▼▼▼

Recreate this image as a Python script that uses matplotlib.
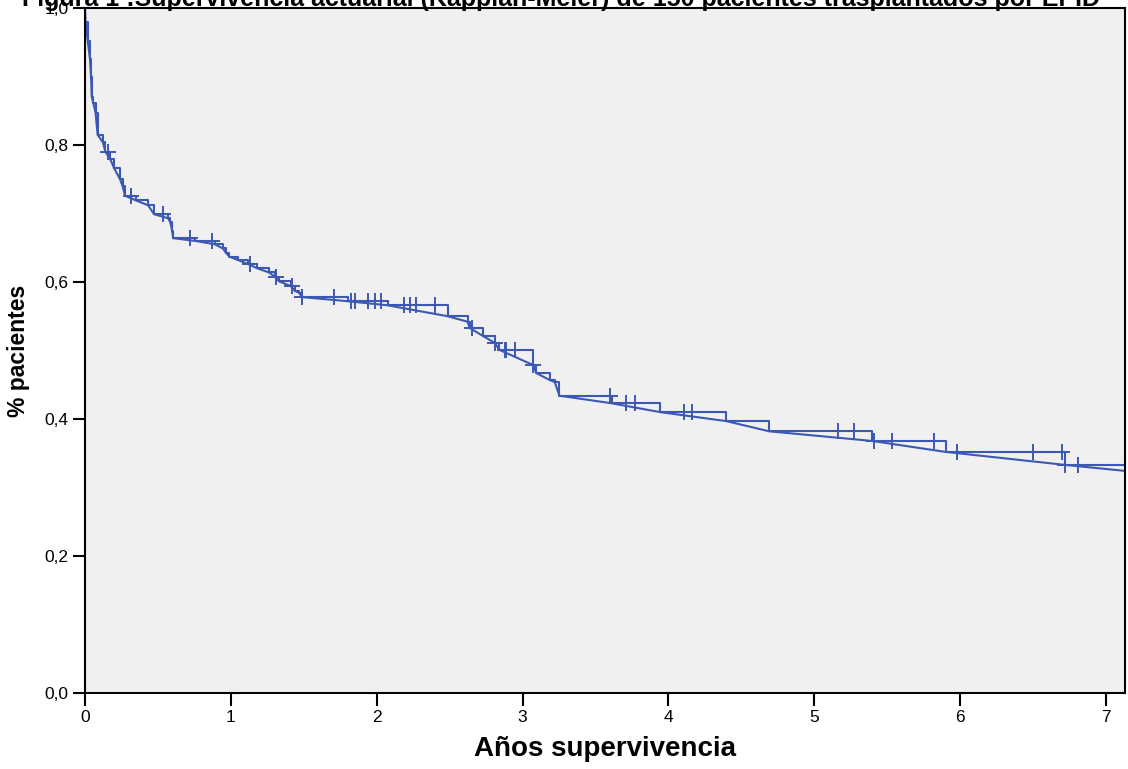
import numpy as np
import matplotlib.pyplot as plt

plt.rcParams['font.family'] = ['Liberation Sans', 'DejaVu Sans']

# event times (years) and survival after each event
event_t = [0.003, 0.018, 0.034, 0.041, 0.046, 0.057, 0.072, 0.086, 0.122, 0.14,
           0.171, 0.20, 0.24, 0.257, 0.274, 0.35, 0.432, 0.473, 0.57, 0.585,
           0.597, 0.604, 0.755, 0.89, 0.945, 0.965, 0.99, 1.05, 1.12, 1.18,
           1.26, 1.30, 1.33, 1.41, 1.44, 1.47, 1.485, 1.80, 2.075, 2.487,
           2.623, 2.637, 2.73, 2.81, 2.84, 3.07, 3.095, 3.185, 3.22, 3.253,
           3.61, 3.945, 4.395, 4.692, 5.395, 5.90, 6.72, 7.8]
event_s = [0.980, 0.952, 0.925, 0.900, 0.870, 0.861, 0.847, 0.815, 0.804, 0.790,
           0.780, 0.766, 0.750, 0.740, 0.726, 0.719, 0.712, 0.699, 0.693, 0.687,
           0.675, 0.664, 0.660, 0.655, 0.649, 0.643, 0.637, 0.632, 0.626, 0.620,
           0.614, 0.608, 0.601, 0.594, 0.587, 0.584, 0.578, 0.572, 0.566, 0.550,
           0.542, 0.533, 0.521, 0.511, 0.501, 0.479, 0.467, 0.457, 0.454, 0.434,
           0.423, 0.410, 0.397, 0.382, 0.368, 0.352, 0.333, 0.310]

# censored times
censor_t = [0.16, 0.318, 0.535, 0.72, 0.868, 1.13, 1.306, 1.416, 1.49, 1.705,
            1.826, 1.849, 1.938, 1.986, 2.032, 2.19, 2.226, 2.27, 2.40, 2.655,
            2.81, 2.877, 2.888, 2.945, 3.07, 3.60, 3.71, 3.77, 4.11, 4.16,
            5.16, 5.27, 5.41, 5.53, 5.82, 5.98, 6.50, 6.70, 6.72, 6.81]

blue = '#3d58b2'

t_all = np.array([0.0] + event_t)
s_all = np.array([1.0] + event_s)

fig = plt.figure(figsize=(11.28, 7.69), dpi=100)
ax = fig.add_axes([0.0754, 0.0988, 0.9219, 0.8908])
ax.set_facecolor('#f0f0f0')

# Kaplan-Meier step curve
ax.plot(t_all, s_all, drawstyle='steps-post', color=blue, lw=1.5)
# line joining the event points
ax.plot(t_all, s_all, color=blue, lw=1.5)

# censor marks on the step curve
idx = np.searchsorted(t_all, censor_t, side='right') - 1
ax.plot(censor_t, s_all[idx], ls='none', marker='+', ms=12, mew=1.4, color=blue)

ax.set_xlim(0, 7.13)
ax.set_ylim(0, 1.0)
ax.set_xticks(range(8))
ax.set_yticks([0, 0.2, 0.4, 0.6, 0.8, 1.0])
ax.set_yticklabels(['0,0', '0,2', '0,4', '0,6', '0,8', '1,0'])
ax.tick_params(labelsize=12.5, length=9, width=1.5, pad=3, direction='out', colors='black')
for sp in ax.spines.values():
    sp.set_linewidth(1.5)
    sp.set_color('black')

ax.set_xlabel('Años supervivencia', fontsize=20, fontweight='bold', labelpad=8)
ax.set_ylabel('% pacientes', fontsize=16.5, fontweight='bold', labelpad=10)

fig.text(0.497, 1 - 6 / 769,
         'Figura 1 :Supervivencia actuarial (Kapplan-Meier) de 150 pacientes trasplantados por EPID',
         ha='center', va='baseline', fontsize=18, fontweight='bold')

fig.savefig('out.png', dpi=100)
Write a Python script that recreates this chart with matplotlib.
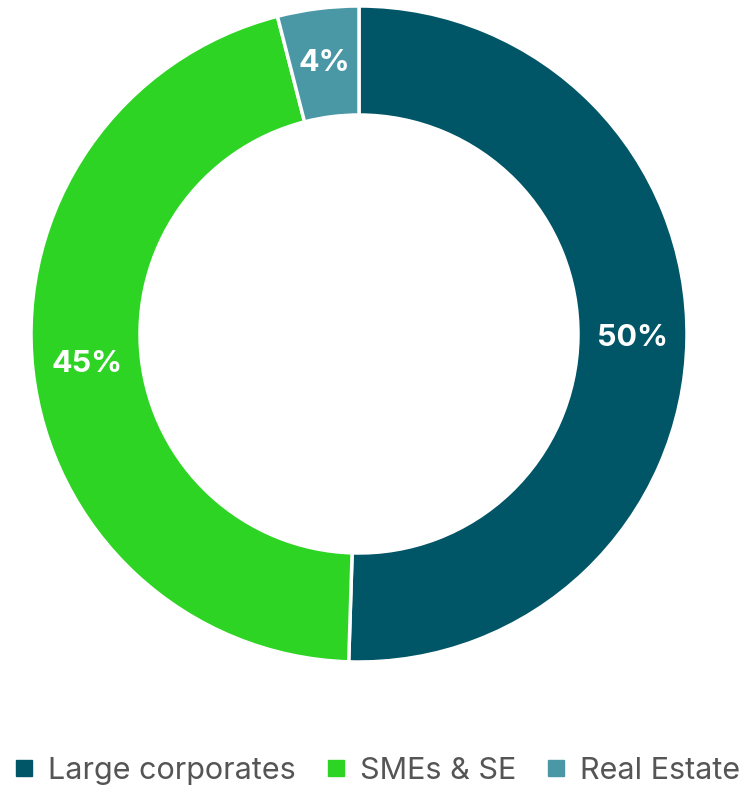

▲▲▲

_PROBLEM TO WORK ON:_
Make an exact copy of every entry above, minus the images.

_RESULT OF THE TASK:_
Recreate this image as a Python script that uses matplotlib.
import numpy as np
import matplotlib.pyplot as plt

plt.rcParams['font.family'] = ['Liberation Sans', 'DejaVu Sans']

# event times (years) and survival after each event
event_t = [0.003, 0.018, 0.034, 0.041, 0.046, 0.057, 0.072, 0.086, 0.122, 0.14,
           0.171, 0.20, 0.24, 0.257, 0.274, 0.35, 0.432, 0.473, 0.57, 0.585,
           0.597, 0.604, 0.755, 0.89, 0.945, 0.965, 0.99, 1.05, 1.12, 1.18,
           1.26, 1.30, 1.33, 1.41, 1.44, 1.47, 1.485, 1.80, 2.075, 2.487,
           2.623, 2.637, 2.73, 2.81, 2.84, 3.07, 3.095, 3.185, 3.22, 3.253,
           3.61, 3.945, 4.395, 4.692, 5.395, 5.90, 6.72, 7.8]
event_s = [0.980, 0.952, 0.925, 0.900, 0.870, 0.861, 0.847, 0.815, 0.804, 0.790,
           0.780, 0.766, 0.750, 0.740, 0.726, 0.719, 0.712, 0.699, 0.693, 0.687,
           0.675, 0.664, 0.660, 0.655, 0.649, 0.643, 0.637, 0.632, 0.626, 0.620,
           0.614, 0.608, 0.601, 0.594, 0.587, 0.584, 0.578, 0.572, 0.566, 0.550,
           0.542, 0.533, 0.521, 0.511, 0.501, 0.479, 0.467, 0.457, 0.454, 0.434,
           0.423, 0.410, 0.397, 0.382, 0.368, 0.352, 0.333, 0.310]

# censored times
censor_t = [0.16, 0.318, 0.535, 0.72, 0.868, 1.13, 1.306, 1.416, 1.49, 1.705,
            1.826, 1.849, 1.938, 1.986, 2.032, 2.19, 2.226, 2.27, 2.40, 2.655,
            2.81, 2.877, 2.888, 2.945, 3.07, 3.60, 3.71, 3.77, 4.11, 4.16,
            5.16, 5.27, 5.41, 5.53, 5.82, 5.98, 6.50, 6.70, 6.72, 6.81]

blue = '#3d58b2'

t_all = np.array([0.0] + event_t)
s_all = np.array([1.0] + event_s)

fig = plt.figure(figsize=(11.28, 7.69), dpi=100)
ax = fig.add_axes([0.0754, 0.0988, 0.9219, 0.8908])
ax.set_facecolor('#f0f0f0')

# Kaplan-Meier step curve
ax.plot(t_all, s_all, drawstyle='steps-post', color=blue, lw=1.5)
# line joining the event points
ax.plot(t_all, s_all, color=blue, lw=1.5)

# censor marks on the step curve
idx = np.searchsorted(t_all, censor_t, side='right') - 1
ax.plot(censor_t, s_all[idx], ls='none', marker='+', ms=12, mew=1.4, color=blue)

ax.set_xlim(0, 7.13)
ax.set_ylim(0, 1.0)
ax.set_xticks(range(8))
ax.set_yticks([0, 0.2, 0.4, 0.6, 0.8, 1.0])
ax.set_yticklabels(['0,0', '0,2', '0,4', '0,6', '0,8', '1,0'])
ax.tick_params(labelsize=12.5, length=9, width=1.5, pad=3, direction='out', colors='black')
for sp in ax.spines.values():
    sp.set_linewidth(1.5)
    sp.set_color('black')

ax.set_xlabel('Años supervivencia', fontsize=20, fontweight='bold', labelpad=8)
ax.set_ylabel('% pacientes', fontsize=16.5, fontweight='bold', labelpad=10)

fig.text(0.497, 1 - 6 / 769,
         'Figura 1 :Supervivencia actuarial (Kapplan-Meier) de 150 pacientes trasplantados por EPID',
         ha='center', va='baseline', fontsize=18, fontweight='bold')

fig.savefig('out.png', dpi=100)
Write a Python script that recreates this chart with matplotlib.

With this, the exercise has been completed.